The hottest trend in the art market right now isn’t even art—and it’s not new. Instead, it’s millions of years old, and it’s seeing a surge in popularity thanks in part to Leonardo DiCaprio and other celebrity collectors. According to a new report by Artnet, dinosaur fossils are the latest must-have for the über-rich. Over the past year, auction houses and galleries alike have begun trading in dinosaur fossils, from Aguttes to Christie’s and Sotheby’s.
Since DiCaprio and Nicolas Cage entered into a bidding war over a $276,000 dinosaur skull (which Cage ended up securing but later had to return to Mongolia, where it had been smuggled out of), the desire for dinosaur bones has just grown.
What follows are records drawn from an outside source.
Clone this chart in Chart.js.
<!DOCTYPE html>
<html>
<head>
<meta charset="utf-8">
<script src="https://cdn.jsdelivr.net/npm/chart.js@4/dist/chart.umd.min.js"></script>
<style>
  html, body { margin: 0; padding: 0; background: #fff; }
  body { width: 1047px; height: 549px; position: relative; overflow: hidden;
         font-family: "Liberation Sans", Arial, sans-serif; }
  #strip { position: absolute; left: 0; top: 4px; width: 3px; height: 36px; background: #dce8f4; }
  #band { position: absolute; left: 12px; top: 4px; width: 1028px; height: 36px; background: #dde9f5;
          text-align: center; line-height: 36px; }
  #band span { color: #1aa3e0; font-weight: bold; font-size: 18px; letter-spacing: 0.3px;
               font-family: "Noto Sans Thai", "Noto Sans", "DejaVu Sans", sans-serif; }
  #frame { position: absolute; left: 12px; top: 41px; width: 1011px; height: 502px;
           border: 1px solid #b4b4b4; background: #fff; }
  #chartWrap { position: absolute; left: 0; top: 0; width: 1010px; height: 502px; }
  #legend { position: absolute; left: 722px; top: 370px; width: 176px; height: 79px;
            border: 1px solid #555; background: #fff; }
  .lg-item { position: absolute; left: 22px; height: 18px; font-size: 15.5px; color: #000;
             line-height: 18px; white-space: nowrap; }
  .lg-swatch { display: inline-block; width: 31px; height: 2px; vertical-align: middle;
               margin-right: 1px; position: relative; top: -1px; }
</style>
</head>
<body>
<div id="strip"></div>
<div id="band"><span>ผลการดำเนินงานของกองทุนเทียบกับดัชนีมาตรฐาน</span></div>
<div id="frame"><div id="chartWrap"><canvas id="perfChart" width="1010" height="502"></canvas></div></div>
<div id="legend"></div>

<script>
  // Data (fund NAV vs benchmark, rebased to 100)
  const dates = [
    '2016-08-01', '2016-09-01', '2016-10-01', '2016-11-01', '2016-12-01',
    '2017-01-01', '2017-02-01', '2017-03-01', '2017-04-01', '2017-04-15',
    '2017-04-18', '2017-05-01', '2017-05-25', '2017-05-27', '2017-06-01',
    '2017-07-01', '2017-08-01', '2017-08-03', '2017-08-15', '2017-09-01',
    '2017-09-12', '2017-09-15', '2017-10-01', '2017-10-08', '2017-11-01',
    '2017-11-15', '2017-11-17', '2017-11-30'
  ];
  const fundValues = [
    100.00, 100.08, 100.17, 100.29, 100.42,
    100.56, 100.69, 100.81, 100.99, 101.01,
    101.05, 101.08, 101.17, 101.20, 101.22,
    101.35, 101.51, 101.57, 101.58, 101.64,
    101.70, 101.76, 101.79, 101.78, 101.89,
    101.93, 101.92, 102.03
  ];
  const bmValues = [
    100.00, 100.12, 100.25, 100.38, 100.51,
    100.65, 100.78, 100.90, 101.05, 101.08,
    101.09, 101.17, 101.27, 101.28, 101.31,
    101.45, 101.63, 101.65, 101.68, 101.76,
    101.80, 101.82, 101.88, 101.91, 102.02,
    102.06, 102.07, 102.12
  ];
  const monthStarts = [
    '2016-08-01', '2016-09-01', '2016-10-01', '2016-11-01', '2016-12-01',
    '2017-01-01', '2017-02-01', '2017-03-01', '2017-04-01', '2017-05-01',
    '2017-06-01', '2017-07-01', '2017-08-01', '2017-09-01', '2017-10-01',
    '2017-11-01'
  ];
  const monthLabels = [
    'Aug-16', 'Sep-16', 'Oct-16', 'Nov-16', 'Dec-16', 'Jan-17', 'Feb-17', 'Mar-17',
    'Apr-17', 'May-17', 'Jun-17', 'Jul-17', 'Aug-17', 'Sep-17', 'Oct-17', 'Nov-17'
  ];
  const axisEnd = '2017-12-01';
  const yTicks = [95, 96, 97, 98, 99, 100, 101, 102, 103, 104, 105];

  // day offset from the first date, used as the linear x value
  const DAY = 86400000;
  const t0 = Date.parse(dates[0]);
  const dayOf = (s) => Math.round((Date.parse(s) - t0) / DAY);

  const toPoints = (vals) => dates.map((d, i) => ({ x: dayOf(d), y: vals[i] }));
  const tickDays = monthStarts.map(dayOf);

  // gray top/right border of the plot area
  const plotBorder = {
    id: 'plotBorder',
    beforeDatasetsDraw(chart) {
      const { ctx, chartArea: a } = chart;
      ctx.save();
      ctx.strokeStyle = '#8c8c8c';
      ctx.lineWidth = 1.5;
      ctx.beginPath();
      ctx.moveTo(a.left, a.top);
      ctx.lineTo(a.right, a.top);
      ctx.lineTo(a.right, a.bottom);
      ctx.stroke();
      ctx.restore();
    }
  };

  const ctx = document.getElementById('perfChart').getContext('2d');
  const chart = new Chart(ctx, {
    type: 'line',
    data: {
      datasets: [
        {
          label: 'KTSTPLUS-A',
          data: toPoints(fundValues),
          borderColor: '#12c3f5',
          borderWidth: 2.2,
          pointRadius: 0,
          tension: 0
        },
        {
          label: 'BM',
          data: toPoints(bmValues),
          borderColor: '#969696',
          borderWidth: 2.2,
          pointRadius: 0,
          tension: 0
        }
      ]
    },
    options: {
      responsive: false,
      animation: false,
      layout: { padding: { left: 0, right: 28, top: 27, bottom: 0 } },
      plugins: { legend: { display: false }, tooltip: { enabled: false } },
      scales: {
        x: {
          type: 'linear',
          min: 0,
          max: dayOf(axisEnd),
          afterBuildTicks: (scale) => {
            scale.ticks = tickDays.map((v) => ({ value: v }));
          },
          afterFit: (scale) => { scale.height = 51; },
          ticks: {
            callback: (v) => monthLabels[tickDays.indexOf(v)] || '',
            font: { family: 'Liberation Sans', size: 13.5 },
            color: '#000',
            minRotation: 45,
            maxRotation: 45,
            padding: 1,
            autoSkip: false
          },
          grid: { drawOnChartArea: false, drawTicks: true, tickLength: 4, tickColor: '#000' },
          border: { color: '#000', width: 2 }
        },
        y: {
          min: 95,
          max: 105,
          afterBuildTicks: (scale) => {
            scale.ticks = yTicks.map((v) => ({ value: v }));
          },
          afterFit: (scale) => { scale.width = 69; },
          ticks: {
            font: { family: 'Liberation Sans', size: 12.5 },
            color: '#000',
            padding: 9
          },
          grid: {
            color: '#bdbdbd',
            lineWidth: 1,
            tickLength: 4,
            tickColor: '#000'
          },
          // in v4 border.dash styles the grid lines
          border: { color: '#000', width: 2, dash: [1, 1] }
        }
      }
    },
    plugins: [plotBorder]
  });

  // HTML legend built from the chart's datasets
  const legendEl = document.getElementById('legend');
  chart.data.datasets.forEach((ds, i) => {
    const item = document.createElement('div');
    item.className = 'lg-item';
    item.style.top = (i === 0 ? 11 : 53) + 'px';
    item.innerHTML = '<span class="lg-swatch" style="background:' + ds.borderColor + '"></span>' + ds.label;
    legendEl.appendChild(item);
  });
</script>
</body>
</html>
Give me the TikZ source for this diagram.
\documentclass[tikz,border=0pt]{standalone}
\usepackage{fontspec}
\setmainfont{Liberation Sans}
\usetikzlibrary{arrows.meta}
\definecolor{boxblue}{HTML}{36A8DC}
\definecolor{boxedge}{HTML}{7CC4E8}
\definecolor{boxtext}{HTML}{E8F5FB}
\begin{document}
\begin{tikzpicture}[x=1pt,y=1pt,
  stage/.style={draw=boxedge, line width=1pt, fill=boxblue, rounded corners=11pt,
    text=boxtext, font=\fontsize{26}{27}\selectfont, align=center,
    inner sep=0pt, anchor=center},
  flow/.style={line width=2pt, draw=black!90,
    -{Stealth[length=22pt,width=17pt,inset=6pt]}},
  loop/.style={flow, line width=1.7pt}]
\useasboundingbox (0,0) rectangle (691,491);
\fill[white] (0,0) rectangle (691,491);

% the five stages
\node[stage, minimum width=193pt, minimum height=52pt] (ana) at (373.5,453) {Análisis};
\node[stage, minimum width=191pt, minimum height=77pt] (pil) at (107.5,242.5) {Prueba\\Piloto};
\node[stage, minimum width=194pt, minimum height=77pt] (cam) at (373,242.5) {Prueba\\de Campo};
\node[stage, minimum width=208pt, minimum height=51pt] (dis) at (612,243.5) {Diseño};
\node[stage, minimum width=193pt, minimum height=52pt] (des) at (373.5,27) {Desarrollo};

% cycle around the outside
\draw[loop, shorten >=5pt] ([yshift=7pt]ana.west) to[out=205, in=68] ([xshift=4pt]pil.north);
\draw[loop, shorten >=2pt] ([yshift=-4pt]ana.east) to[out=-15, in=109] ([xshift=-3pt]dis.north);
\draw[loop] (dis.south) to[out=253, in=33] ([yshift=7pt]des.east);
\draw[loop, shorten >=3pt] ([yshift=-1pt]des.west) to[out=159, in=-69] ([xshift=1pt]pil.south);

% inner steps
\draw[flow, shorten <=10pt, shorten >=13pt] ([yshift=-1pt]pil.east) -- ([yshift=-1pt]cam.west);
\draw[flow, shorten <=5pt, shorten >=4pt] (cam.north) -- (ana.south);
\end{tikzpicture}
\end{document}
Last year, not only did a dinosaur fossil end up selling for €2 million at an auction held inside the Eiffel Tower by Aguttes, dino bones were also the focal point of an exhibit at Art Miami called “DeXtinction,” which DiCaprio apparently stopped by to check out a $2.5 million Allosaurus, as Page Six noted. Presumably, he wanted to add to his collection, which includes a Mosasaur skull he bought in Russell Crowe’s “art of divorce” auction for $79,300.
“Owning a dinosaur has become a trend. Their skeletons are effectively regarded as design objects,” art dealer Luca Cabler of the gallery Theatrum Mundi told Artnet. (His gallery actually employs a paleontologist.) “But few people know that a dinosaur is a work of art. Few people know the work of paleontologists, artisans, designers, and academics necessary to rebuild and restore it.”
So what is the draw of owning something you’d see in a natural history museum? Apparently, dino bones are not only less expensive than the most coveted artists’ work, they’re also more exclusive since there’s a limited supply.
If one were looking to get into dinosaur fossil collecting, it’d be better to start with vegetarians since carnivore dinosaurs have a reportedly higher price tag. A medium-size Diplodocus goes for just €500,000 to €1 million, while the Allosaurus, which DiCaprio owns a skull of, is between €1 million and €1.5 million. Likewise, the herbivore Triceratops can be purchased for €150,000 to €350,000 for a skull. The most expensive dinosaurs, on the other hand, are the most famous ones: the T. Rex, which has been priced between €3 and €10 million, and the Velociraptor.
If those two names bring to mind Jurassic Park, that’s not exactly coincidental. According to James Hyslop, who oversees natural history at Christie’s, “[Jurassic Park] reignited the public’s fascination with dinosaurs. There was then a moment where people realized, ‘Hey, you can actually buy these things for less than a Picasso.’” What a bargain.